Saturday, February 16, 2008

I Don't Understand the Clinton Campaign's Wisconsin Strategy

I'm at a loss to describe Hillary Clinton's campaign in the state of Wisconsin, one of two states holding their nominating process (Hawaii's caucuses being the other) on Tuesday. Today is her first day in the state, after Obama has spent nearly a week there, and According to the Milwauke Journal Sentinel she's leaving a day earlier than planned, taking off on Monday morning instead of Tuesday. So, in a state she really needs to win to break Obama's current momentum, where there are a lot of working class, lower-to-middle-class voters which she does very well with, and a state with a very small African American population, Clinton's strategy is to spend less than 48 hours in the state campaigning. Am I missing something here?

Whatever marginal gains Clinton will make by spending an extra day or two in Texas and Ohio as she has the past week will be dwarfed by the change in momentum that would come with a Clinton victory Tuesday night in the Badger State. And it's well within her grasp. Rasmussen had Obama's lead only 4%, 47-43 practically within the margin-of-error. Two other polls shown at Real Clear Politics have Obama up 4 and 5 respectively. If she could win Wisconsin, the media, which loves a comeback story, and loves a horse-race, and would like nothing better than for the Democratic race to go on forever, would flood the airwaves and newspaper front-pages with the story of Hillary's great comeback and how this would catapult her to victory in Ohio and Texas on March 4th. There is plenty of time to campaign in those states, Clinton should have been in Wisconsin days ago, and she certainly shouldn't be cutting back her stay with the polls so close. It's almost baffling. Clinton, even if she is raising $1 million a day online as her campaign says, couldn't buy all the positive and free media she would get from stopping Obama's momentum in Wisconsin. This is a critical error.

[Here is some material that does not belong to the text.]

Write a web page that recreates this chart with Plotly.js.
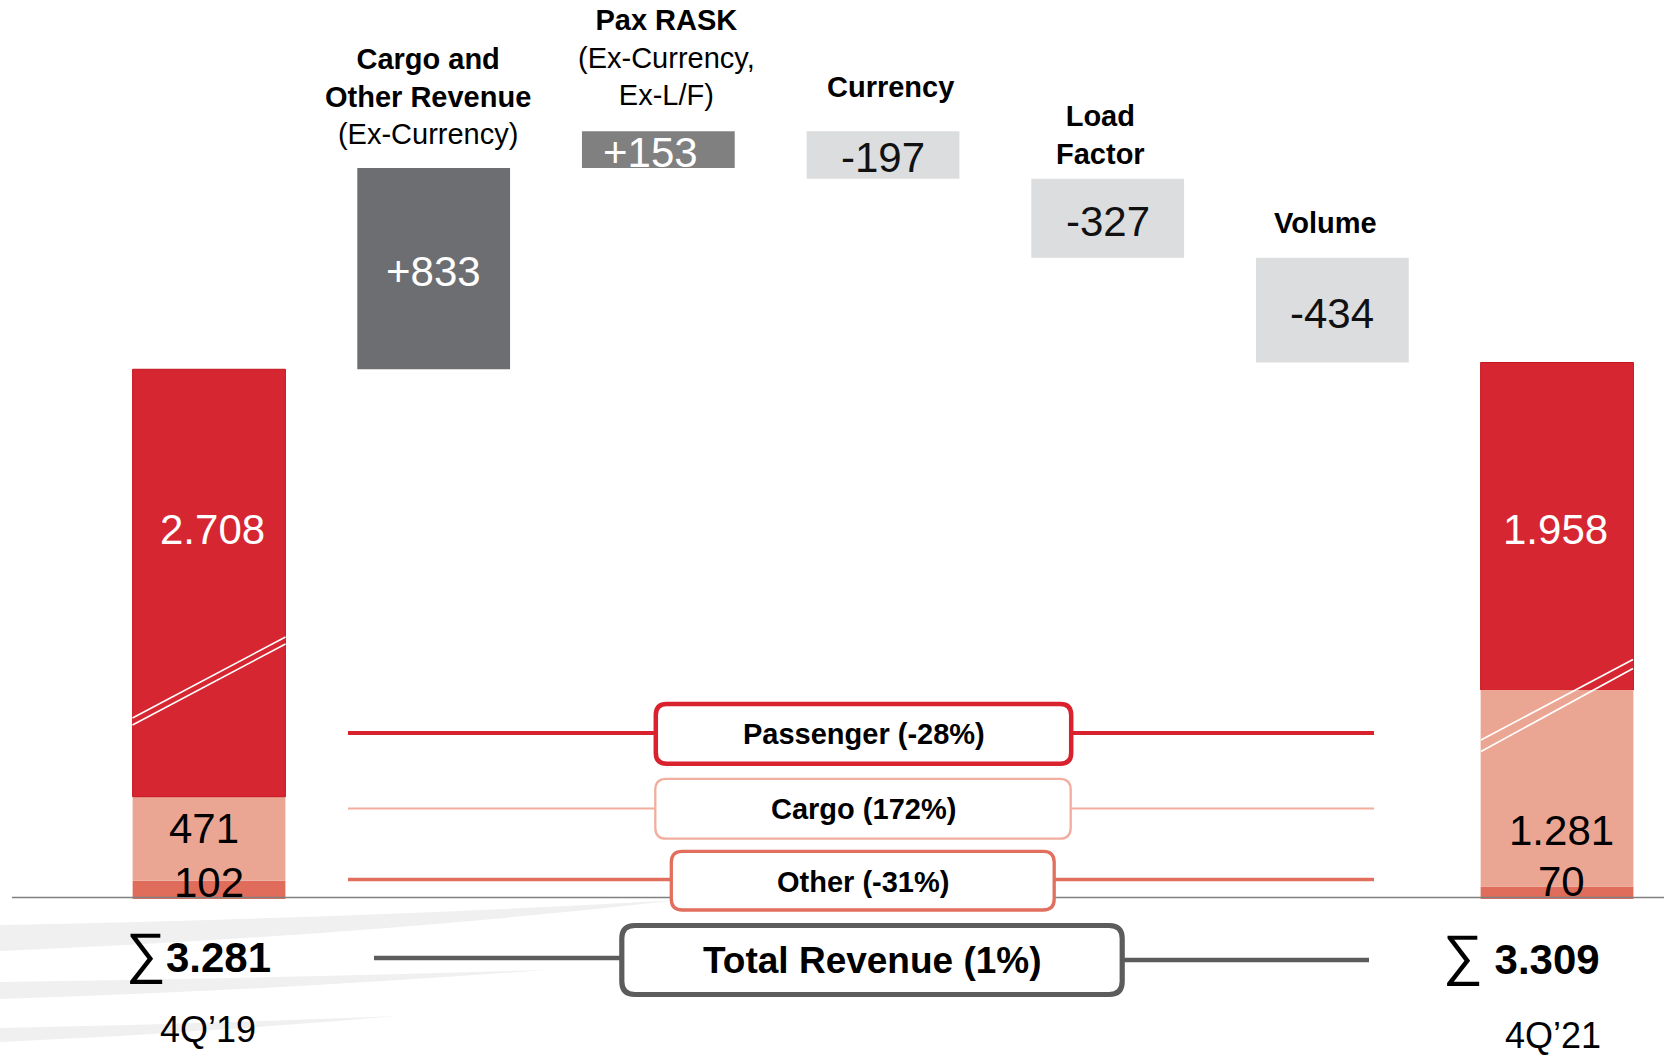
<!DOCTYPE html>
<html>
<head>
<meta charset="utf-8">
<script src="https://cdn.plot.ly/plotly-3.0.1.min.js"></script>
<style>
html, body { margin: 0; padding: 0; background: #ffffff; }
#chart { width: 1664px; height: 1055px; }
</style>
</head>
<body>
<div id="chart"></div>
<script>
// ---------------- DATA ----------------
const categories = ["4Q'19", "Cargo and Other Revenue (Ex-Currency)", "Pax RASK (Ex-Currency, Ex-L/F)", "Currency", "Load Factor", "Volume", "4Q'21"];
const periodLabels = ["4Q’19", "4Q’21"];
const passenger = [2708, 1958];
const cargo = [471, 1281];
const other = [102, 70];
const totals = [3281, 3309];
const bridgeDeltas = [833, 153, -197, -327, -434];
const changeLabels = ["Passenger (-28%)", "Cargo (172%)", "Other (-31%)", "Total Revenue (1%)"];
const headerBold = [["Cargo and", "Other Revenue"], ["Pax RASK"], ["Currency"], ["Load", "Factor"], ["Volume"]];
const headerPlain = [["(Ex-Currency)"], ["(Ex-Currency,", "Ex-L/F)"], [], [], []];

// ---------------- HELPERS ----------------
const W = 1664, H = 1055;
const FONT = "Liberation Sans, Arial, Helvetica, sans-serif";
const PX = p => p / W;
const PY = p => 1 - p / H;
const fmt = n => (n < 0 ? "-" : "") + String(Math.abs(n)).replace(/\B(?=(\d{3})+(?!\d))/g, ".");
const fmtSigned = n => (n > 0 ? "+" : "") + fmt(n);

const C_PASS = "#d62631", C_CARGO = "#eba693", C_OTHER = "#e06c5b";
const C_BOX_PASS = "#d8232e", C_BOX_CARGO = "#f1ae9e", C_BOX_OTHER = "#e26e5e", C_BOX_TOT = "#5c5c5c";

const endX = [0, categories.length - 1];
const cargoBase = other.slice();
const passBase = other.map((v, i) => v + cargo[i]);

let running = totals[0];
const bridgeX = [], bridgeBase = [], bridgeMid = [];
bridgeDeltas.forEach((d, i) => {
  bridgeX.push(i + 1);
  bridgeBase.push(running);
  bridgeMid.push(running + d / 2);
  running += d;
});
const bridgeColors = ["#6d6e71", "#808080", "#dcdddf", "#dcdddf", "#dcdddf"];
const bridgeTextColors = ["#ffffff", "#ffffff", "#111111", "#111111", "#111111"];
const bridgeTextShift = [0, -8, 0, 0, 0];

// ---------------- TRACES ----------------
const barCommon = { type: "bar", width: 0.68, hoverinfo: "skip", showlegend: false, xaxis: "x" };
const passMarker = { color: C_PASS, line: { color: "#c6141d", width: 1 } };
const data = [
  Object.assign({}, barCommon, { x: endX, y: other, yaxis: "y", marker: { color: C_OTHER } }),
  Object.assign({}, barCommon, { x: endX, y: cargo, base: cargoBase, yaxis: "y", marker: { color: C_CARGO } }),
  Object.assign({}, barCommon, { x: endX, y: passenger, base: passBase, yaxis: "y", marker: passMarker }),
  Object.assign({}, barCommon, { x: endX, y: passenger, base: passBase, yaxis: "y2", marker: passMarker }),
  Object.assign({}, barCommon, { x: bridgeX, y: bridgeDeltas, base: bridgeBase, yaxis: "y2", marker: { color: bridgeColors } })
];

// ---------------- ANNOTATIONS ----------------
const ann = [];
function txt(text, x, y, size, color, opts) {
  ann.push(Object.assign({
    text: text, x: x, y: y, xref: "paper", yref: "paper",
    xanchor: "center", yanchor: "middle", showarrow: false,
    font: { family: FONT, size: size, color: color || "#000000" }
  }, opts || {}));
}

// bridge values (placed at the middle of each step, on the upper axis)
bridgeDeltas.forEach((d, i) => {
  ann.push({
    text: fmtSigned(d), x: bridgeX[i], y: bridgeMid[i], xref: "x", yref: "y2",
    xanchor: "center", yanchor: "middle", yshift: -3, xshift: bridgeTextShift[i], showarrow: false,
    font: { family: FONT, size: 42, color: bridgeTextColors[i] }
  });
});

// headers above bridge steps
const headerPos = [[428, 96], [666, 57], [891, 87], [1100, 134.5], [1325, 223]];
headerBold.forEach((lines, i) => {
  const parts = lines.map(l => "<b>" + l + "</b>").concat(headerPlain[i]);
  txt(parts.join("<br>"), PX(headerPos[i][0]), PY(headerPos[i][1]), 29, "#000000");
});

// segment values inside end bars
txt(fmt(passenger[0]), PX(212), PY(529), 42, "#ffffff");
txt(fmt(passenger[1]), PX(1555), PY(529), 42, "#ffffff");
txt(fmt(cargo[0]), PX(204), PY(828), 42, "#000000");
txt(fmt(other[0]), PX(209), PY(882), 42, "#000000");
txt(fmt(cargo[1]), PX(1561), PY(830), 42, "#000000");
txt(fmt(other[1]), PX(1561), PY(881), 42, "#000000");

// totals + periods
const SIGMA = "<span style=\"font-size:56px\">∑</span>";
txt(SIGMA + "<b>" + fmt(totals[0]) + "</b>", PX(198), PY(957), 42, "#000000", { yshift: 5 });
txt(SIGMA + " <b>" + fmt(totals[1]) + "</b>", PX(1521), PY(959), 42, "#000000", { yshift: 5 });
txt(periodLabels[0], PX(208), PY(1029), 36, "#000000");
txt(periodLabels[1], PX(1553), PY(1035), 36, "#000000");

// change boxes text
txt("<b>" + changeLabels[0] + "</b>", PX(864), PY(734), 29, "#000000");
txt("<b>" + changeLabels[1] + "</b>", PX(863), PY(809), 29, "#000000");
txt("<b>" + changeLabels[2] + "</b>", PX(863), PY(882), 29, "#000000");
txt("<b>" + changeLabels[3] + "</b>", PX(872), PY(960), 37, "#000000");

// ---------------- SHAPES (decoration) ----------------
const shapes = [];
const pt = (x, y) => PX(x).toFixed(5) + "," + PY(y).toFixed(5);
function pathShape(d, fill, lineColor, lineWidth, layer) {
  shapes.push({ type: "path", xref: "paper", yref: "paper", path: d, fillcolor: fill,
    line: { color: lineColor || "rgba(0,0,0,0)", width: lineWidth || 0 }, layer: layer || "above" });
}
function lineShape(x0, y0, x1, y1, color, width) {
  shapes.push({ type: "line", xref: "paper", yref: "paper", x0: PX(x0), y0: PY(y0), x1: PX(x1), y1: PY(y1),
    line: { color: color, width: width }, layer: "above" });
}
function roundRect(x0, y0, x1, y1, r, color, width) {
  const d = "M" + pt(x0 + r, y0) + " L" + pt(x1 - r, y0) + " Q" + pt(x1, y0) + " " + pt(x1, y0 + r) +
    " L" + pt(x1, y1 - r) + " Q" + pt(x1, y1) + " " + pt(x1 - r, y1) +
    " L" + pt(x0 + r, y1) + " Q" + pt(x0, y1) + " " + pt(x0, y1 - r) +
    " L" + pt(x0, y0 + r) + " Q" + pt(x0, y0) + " " + pt(x0 + r, y0) + " Z";
  pathShape(d, "#ffffff", color, width, "above");
}

// background swooshes
pathShape("M" + pt(0, 925) + " Q" + pt(360, 918) + " " + pt(680, 900) + " Q" + pt(360, 936) + " " + pt(0, 951) + " Z", "#f0f0f0", null, 0, "below");
pathShape("M" + pt(0, 982) + " Q" + pt(280, 978) + " " + pt(545, 970) + " Q" + pt(280, 990) + " " + pt(0, 999) + " Z", "#f0f0f0", null, 0, "below");
pathShape("M" + pt(0, 1028) + " Q" + pt(200, 1024) + " " + pt(398, 1016) + " Q" + pt(200, 1033) + " " + pt(0, 1042) + " Z", "#f0f0f0", null, 0, "below");

// baseline
lineShape(12, 897.5, 1664, 897.5, "#808080", 1.5);

// axis break marks
lineShape(132.5, 718, 285.5, 637, "#ffffff", 1.6);
lineShape(132.5, 725, 285.5, 644, "#ffffff", 1.6);
lineShape(1481, 740, 1633, 659.5, "#ffffff", 1.6);
lineShape(1481, 751.5, 1633, 668.5, "#ffffff", 1.6);

// connectors
lineShape(348, 733, 656, 733, C_BOX_PASS, 4);
lineShape(1071, 733, 1374, 733, C_BOX_PASS, 4);
lineShape(348, 808.5, 656, 808.5, C_BOX_CARGO, 2.2);
lineShape(1070, 808.5, 1374, 808.5, C_BOX_CARGO, 2.2);
lineShape(348, 879.5, 671, 879.5, C_BOX_OTHER, 3.3);
lineShape(1054, 879.5, 1374, 879.5, C_BOX_OTHER, 3.3);
lineShape(374, 958, 622, 958, C_BOX_TOT, 4.3);
lineShape(1122, 960, 1369, 960, C_BOX_TOT, 4.3);

// callout boxes
roundRect(655.8, 704, 1071.2, 763.7, 11, C_BOX_PASS, 4.5);
roundRect(655.3, 778.8, 1070.7, 838.7, 11, C_BOX_CARGO, 2.3);
roundRect(671.3, 851.3, 1054.2, 910, 11, C_BOX_OTHER, 3.3);
roundRect(621.8, 925.5, 1122.2, 994.5, 13, C_BOX_TOT, 5.2);

// ---------------- LAYOUT ----------------
const layout = {
  width: W, height: H,
  margin: { l: 0, r: 0, t: 0, b: 0, pad: 0 },
  paper_bgcolor: "#ffffff", plot_bgcolor: "rgba(0,0,0,0)",
  barmode: "overlay",
  showlegend: false,
  hovermode: false,
  xaxis: { range: [-0.9303, 6.4762], visible: false, fixedrange: true },
  // lower part of the broken axis (0 .. break)
  yaxis: { domain: [PY(899), PY(690)], range: [0, 1170.4], visible: false, fixedrange: true },
  // upper part of the broken axis (break .. top), where the bridge steps live
  yaxis2: { domain: [PY(690), 1], range: [1953, 4810], visible: false, fixedrange: true, anchor: "x" },
  annotations: ann,
  shapes: shapes,
  font: { family: FONT }
};

Plotly.newPlot("chart", data, layout, { staticPlot: true, displayModeBar: false, responsive: false });
</script>
</body>
</html>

And instead of appearing in Wisconsin herself, Clinton instead is running the first negative campaign ads of the campaign, bashing Obama for not agreeing to debate, and then adding on some policy distinctions (or, depending on your take, distortions). But, as Wisconsin Governor and Obama supporter Jim Doyle has said, it's very disingenuous to attack a candidate for not debating in Wisconsin because it doesn't give Wisconsin voters a chance to compare the candidates, when the candidate running that ad isn't even campaigning in Wisconsin. How could Obama agree to a debate? Clinton is literally in the state, campaigning, for less than a weekend. To knock Obama for not giving Wisconsin voters a chance to see the candidates when Clinton herself is spending no more than 48-hours in the state takes a lot of chutzpah.

And because I think the Obama response ad is so well done, I've embedded both the second Clinton attack ad, and the second Obama response below. Judge for yourself which has the stronger message.

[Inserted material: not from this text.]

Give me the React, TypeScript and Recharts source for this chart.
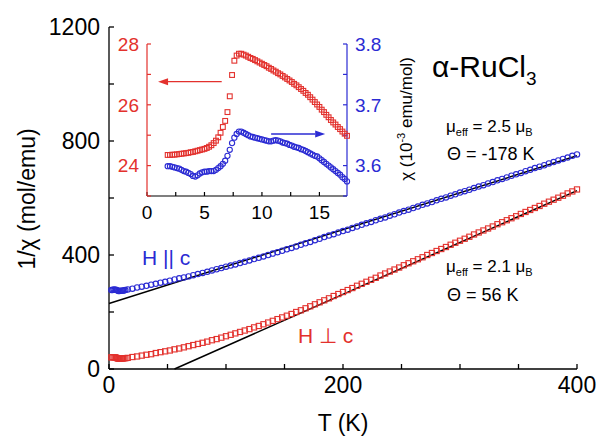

Add To: Digg! Reddit Del.Icio.Us Stumble

1 comments:

Kurt Hunt said...

Most of the analysis I've seen indicates that Clinton doesn't stand much of a chance in Wisconsin. Her strategy may be mostly about not wasting time and money on a lost cause.

In the meantime, I've seen and heard "Clinton" and "Texas" in the same sentence several times a day since before the Maryland results were back. That extra attention really might make a difference.

The attack ads are a different problem, though. I can't figure out if the campaign is a couple steps ahead of me, or if they're playing 20th century politics in a relatively transparent 21st century world. Did they really think those state ads wouldn't get national attention? Did they really think they wouldn't get torn apart? They look downright amateur. Maybe I just don't see their end-game--maybe they're trying to bait the Obama campaign--but maybe they're just getting desperate.